Founders Brewing Company has permanently closed its satellite taproom in Detroit, six years after announcing plans to open it.
“This decision involved a lot of careful consideration of each aspect of our business, and ultimately, what we felt was best for the company and our employees overall,” Founders CEO Elton Andres Knight said in a press release. “We explored every possible avenue to course correct the business and gave it as much time as we could.”
The Detroit taproom employed 38 workers, for whom Founders is “now working diligently to find new positions within the company,” Knight added. The taproom at Founders’ headquarters in Grand Rapids, Michigan, will remain open.
The Detroit taproom was Founders’ first outside its hometown of Grand Rapids. At the time of its announcement, the 14,000 sq. ft. facility was estimated to cost $4 million to build.
“Unfortunately, our Detroit location has not been immune to the struggle to retain foot traffic after temporary COVID closures that have impacted restaurants and bars across the nation,” the Mahou San Miguel-owned brewery wrote in an Instagram post.
At the height of pandemic-driven closures in May 2020, Founders – like many other craft breweries and on-premise establishments – furloughed its 163 hospitality employees, nearly two months after having closed both taprooms on March 13, 2020.

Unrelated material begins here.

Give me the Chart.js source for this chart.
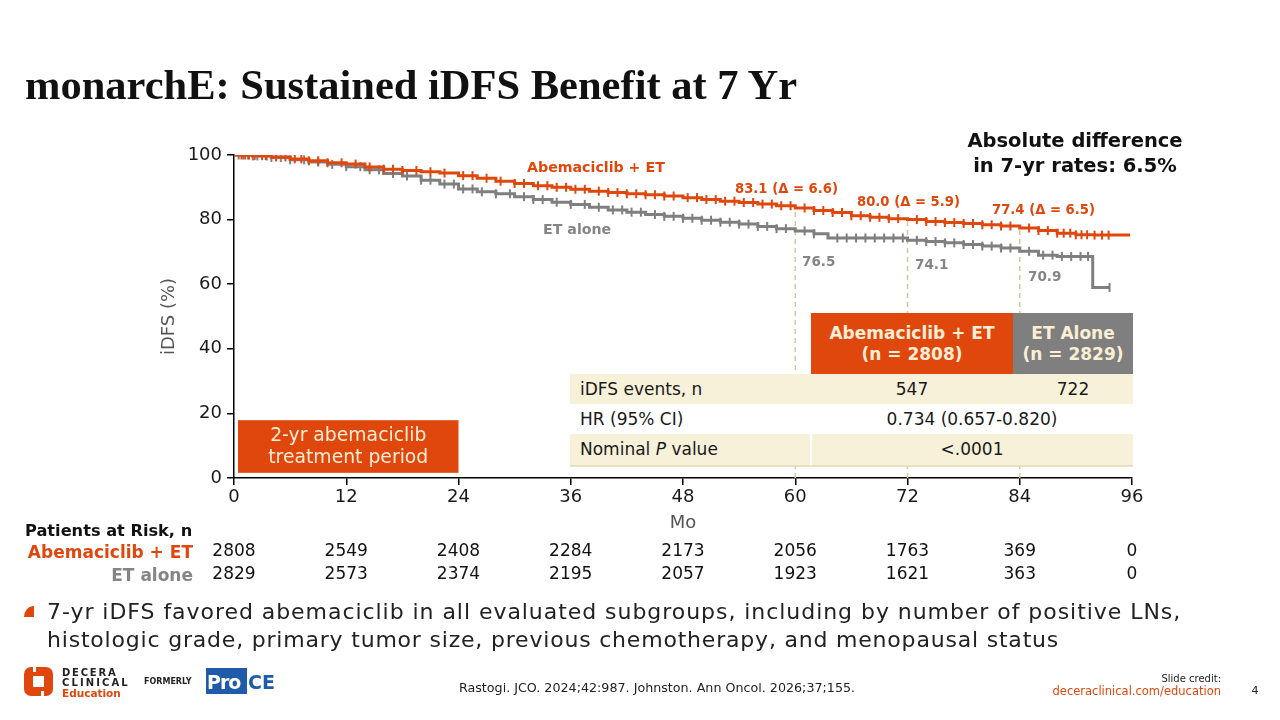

Months before the pandemic began, Founders temporarily closed the Detroit taproom after the location became the setting for a racial discrimination lawsuit filed by Tracy Evans, a Black former employee who said several coworkers used racial slurs in his presence and that the brewery tolerated a “racist internal corporate culture.”
Testimony from a deposition in the lawsuit leaked in October 2019 and revealed that the Detroit taproom’s former general manager declined to acknowledge Evans’ race and that of other prominent Black men, such as Barack Obama. This drew backlash in the community. During the closure, Founders said it planned to pay all taproom employees, “including those who have said via social media that they plan to protest.”
Evans and Founders settled for an undisclosed amount in October 2019.
Year-to-date through March 26, off-premise dollar sales of the Mahou USA family – which includes Founders, Avery and Mahou Imports – declined -10.2%, to $22.1 million, while volume, measured in case sales, declined -14.6%, compared to the same period last year, according to market research firm Circana.
In the same period, dollar sales of Founders All Day IPA declined -9.2%, to $12.4 million, while volume declined -14.1%, compared to 2022, according to Circana.
In 2022, Mahou USA ranked as the 13th largest overall domestic brewing company by volume, according to the Brewers Association (BA). In 2021, Founders’ output declined -9%, to 540,000 barrels of beer, according to BA data.